Mister Negative’s Lexicon records New York’s criminal history. The Daily Bugle possesses unpublished stories. Mister Negative wants access to the Bugle’s files. Peter wants access to both. Everyone is hunting for knowledge, but they intend to use it for very different reasons.
Macy’s hidden workspace gives Peter a temporary advantage. The fact that Mister Negative’s people can watch him through a hacked camera adds tension, especially because Peter is unknowingly providing them with exactly what they need. It is a nice reversal: Peter believes he is investigating Mister Negative, while Mister Negative is using Peter to locate the Bugle’s most valuable secrets.
The final appearance of the Punisher in a helicopter is suitably excessive. Frank does not arrive quietly. He arrives by firing rockets into a building because subtlety has never been his defining quality. The cliffhanger works because it brings the issue full circle. Peter spent the entire day trying to escape Frank, only for Frank to find him again at the worst possible moment.
It also leaves Peter facing a difficult problem. He knows Frank is being controlled, which means he cannot simply treat him as an ordinary enemy. Yet Frank is still armed, dangerous, and willing to destroy an entire building to complete his mission. Peter must save himself, protect Macy, preserve the Bugle’s secrets, and somehow free the Punisher without letting anyone die.
No pressure.

PROS
The issue captures the Peter Parker balancing act. The shift from sewer battle to classroom teaching is not a distraction from the superhero story. It is the superhero story. Peter’s real struggle is always the impossible number of lives he is trying to live at once.
Marcus To’s action is clean and dynamic. Spider-Man moves with speed and elasticity, while the Punisher feels heavy, deliberate, and dangerous. Their contrasting styles make the fight visually engaging.
Frank Castle remains recognizable beneath the mind control. Mister Negative’s corruption amplifies Frank’s pain rather than replacing his personality, which gives the conflict emotional weight.
The F.E.A.S.T. Center scenes add heart and humor. Aunt May, Donnie, and the class make Peter’s civilian world feel populated and meaningful.
The mystery expands naturally. The Lexicon, the Daily Bugle archives, and Mister Negative’s growing interest in unpublished information all connect without making the story feel overloaded.

CONS
The issue is juggling several story threads, and the movement between them can feel abrupt.
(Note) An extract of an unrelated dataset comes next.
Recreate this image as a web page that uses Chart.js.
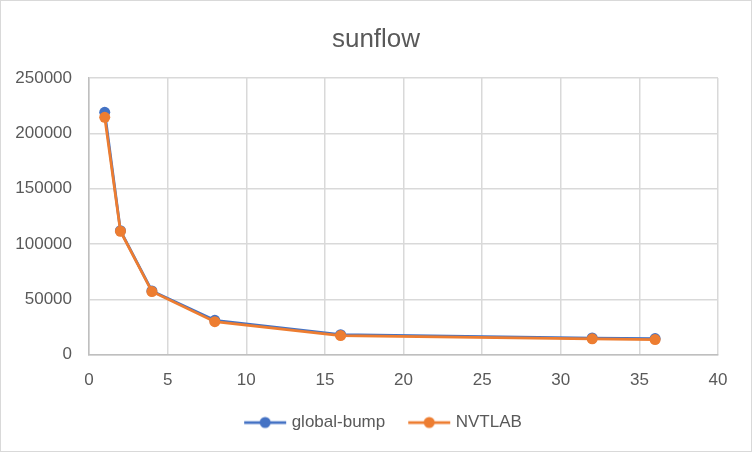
<!DOCTYPE html>
<html>
<head>
  <meta charset="UTF-8" />
  <title>sunflow</title>
  <script src="https://cdn.jsdelivr.net/npm/chart.js"></script>
  <style>
    body { margin: 0; background: #fff; }
    .box { width: 750px; height: 450px; border: 1px solid #d9d9d9; position: relative; }
  </style>
</head>
<body>
  <div class="box">
    <canvas id="myChart" width="750" height="450"></canvas>
  </div>

  <script>
    // 数据
    const xValues = [1, 2, 4, 8, 16, 32, 36];
    const globalBump = [219000, 112000, 57500, 31000, 18000, 15000, 14500];
    const nvtlab = [214500, 111500, 57000, 29800, 17200, 14300, 13600];
    const xTicks = [0, 5, 10, 15, 20, 25, 30, 35, 40];
    const yTicks = [0, 50000, 100000, 150000, 200000, 250000];

    const BLUE = '#4472C4';
    const ORANGE = '#ED7D31';
    const TEXT = '#595959';

    function toPoints(ys) {
      return xValues.map((x, i) => ({ x: x, y: ys[i] }));
    }

    // 图例用的 线+圆点 图标（左边留空，拉开两项的间距）
    function legendIcon(color) {
      const c = document.createElement('canvas');
      c.width = 60; c.height = 14;
      const g = c.getContext('2d');
      g.strokeStyle = color;
      g.lineWidth = 2.75;
      g.beginPath(); g.moveTo(17, 7); g.lineTo(59, 7); g.stroke();
      g.fillStyle = color;
      g.beginPath(); g.arc(38, 7, 5.5, 0, Math.PI * 2); g.fill();
      return c;
    }

    // 标题、图例按整张图居中（和 Excel 一样）
    const recenter = {
      id: 'recenter',
      afterLayout(chart) {
        chart.titleBlock.left += 16.5;
        chart.titleBlock.right += 16.5;
        chart.legend.left += 17;
        chart.legend.right += 17;
      }
    };

    const ctx = document.getElementById('myChart').getContext('2d');
    const chart = new Chart(ctx, {
      type: 'scatter',
      data: {
        datasets: [
          {
            label: 'global-bump',
            data: toPoints(globalBump),
            borderColor: BLUE,
            backgroundColor: BLUE,
            showLine: true,
            borderWidth: 2.75,
            pointRadius: 5.5,
            pointBorderWidth: 0,
            order: 1,
            legendIcon: legendIcon(BLUE)
          },
          {
            label: 'NVTLAB',
            data: toPoints(nvtlab),
            borderColor: ORANGE,
            backgroundColor: ORANGE,
            showLine: true,
            borderWidth: 2.75,
            pointRadius: 5.5,
            pointBorderWidth: 0,
            order: 0,
            legendIcon: legendIcon(ORANGE)
          }
        ]
      },
      options: {
        responsive: false,
        animation: false,
        layout: { padding: { left: 0, right: 33, top: 0, bottom: 10 } },
        plugins: {
          title: {
            display: true,
            text: 'sunflow',
            color: TEXT,
            font: { family: 'Liberation Sans', size: 26, weight: 'normal' },
            padding: { top: 23.5, bottom: 22.3 }
          },
          legend: {
            position: 'bottom',
            labels: {
              color: TEXT,
              font: { family: 'Liberation Sans', size: 17 },
              usePointStyle: true,
              pointStyleWidth: 52,
              boxHeight: 14,
              padding: 10,
              generateLabels: (chart) => chart.data.datasets.map((ds, i) => ({
                text: ds.label,
                fillStyle: ds.backgroundColor,
                strokeStyle: ds.borderColor,
                lineWidth: 0,
                pointStyle: ds.legendIcon,
                fontColor: TEXT,
                datasetIndex: i,
                hidden: false
              }))
            }
          },
          tooltip: { enabled: false }
        },
        scales: {
          x: {
            type: 'linear',
            min: 0,
            max: 40,
            afterBuildTicks: (axis) => { axis.ticks = xTicks.map(v => ({ value: v })); },
            afterFit: (axis) => { axis.height -= 3; },
            ticks: {
              color: TEXT,
              font: { family: 'Liberation Sans', size: 17 },
              padding: 16,
              callback: (v) => String(v)
            },
            grid: { color: '#d9d9d9', lineWidth: 1.5, drawTicks: false },
            border: { color: '#bfbfbf', width: 1.5 }
          },
          y: {
            type: 'linear',
            min: 0,
            max: 250000,
            afterBuildTicks: (axis) => { axis.ticks = yTicks.map(v => ({ value: v })); },
            afterFit: (axis) => { axis.width = 88; },
            ticks: {
              color: TEXT,
              font: { family: 'Liberation Sans', size: 17 },
              padding: 17,
              callback: (v) => String(v)
            },
            grid: { color: '#d9d9d9', lineWidth: 1.5, drawTicks: false },
            border: { color: '#bfbfbf', width: 1.5 }
          }
        }
      },
      plugins: [recenter]
    });
  </script>
</body>
</html>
The transition from the Punisher battle to the teaching sequence is thematically appropriate, but it happens so quickly that the emotional aftermath of the fight has little room to breathe.
Mister Negative also remains somewhat removed from the central action. His manipulation is driving everything, but much of the issue is carried by Spider-Man and the Punisher. A little more time with Martin Li or Mister Negative could have strengthened the villain’s presence.

VERDICT
Spectacular Spider-Man: Brand New Day #2 is a busy issue, but that busyness feels intentional. Peter’s life is supposed to feel unmanageable. He is fighting an unstoppable Punisher, worrying about an injured friend, disappointing Aunt May, beginning a new job, investigating Mister Negative, and breaking into the Daily Bugle—all while running on almost no sleep.
Dan Slott understands that Spider-Man stories work best when the superheroics and personal problems are not separate tracks. They collide, interrupt each other, and make every victory more difficult.
Marcus To gives the issue lively, readable action, while the quieter scenes remind us that Peter Parker’s greatest strength is not his ability to lift a police car. It is his refusal to stop showing up, even when he is exhausted, overwhelmed, and completely out of time.
And judging by that final page, Peter’s day is about to get much worse.